Step 1: Understanding the Question:
According to Einstein's photoelectric equation, the stopping potential varies linearly with the frequency of incident light. The slope of this graph is related to Planck's constant $h$.
Step 2: Key Formula or Approach:
Einstein's photoelectric equation:
\[ eV_s = hv - \phi_0 \implies V_s = \left(\frac{h}{e}\right)v - \frac{\phi_0}{e} \]
This is in the form $y = mx + c$, where the slope $m = \frac{h}{e}$.
Step 3: Detailed Explanation:
From the given graph, consider two points $(v_1, V_1)$ and $(v_2, V_2)$.

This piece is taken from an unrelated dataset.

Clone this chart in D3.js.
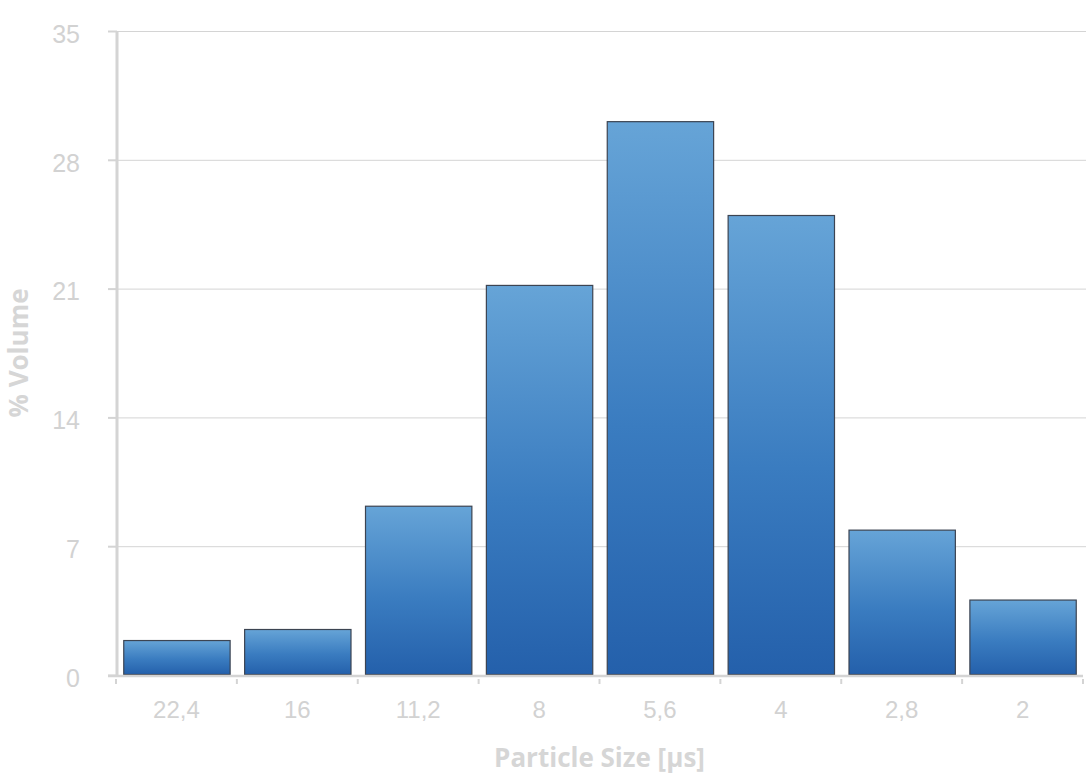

The slope of the graph is given by:
\[ \text{Slope} = \frac{\Delta y}{\Delta x} = \frac{V_2 - V_1}{v_2 - v_1} \]
Since $\text{Slope} = \frac{h}{e}$:
\[ \frac{h}{e} = \frac{V_2 - V_1}{v_2 - v_1} \]
\[ h = \frac{e(V_2 - V_1)}{(v_2 - v_1)} \]
Step 4: Final Answer:
The value of Planck's constant is $\frac{e(V_2 - V_1)}{(v_2 - v_1)}$.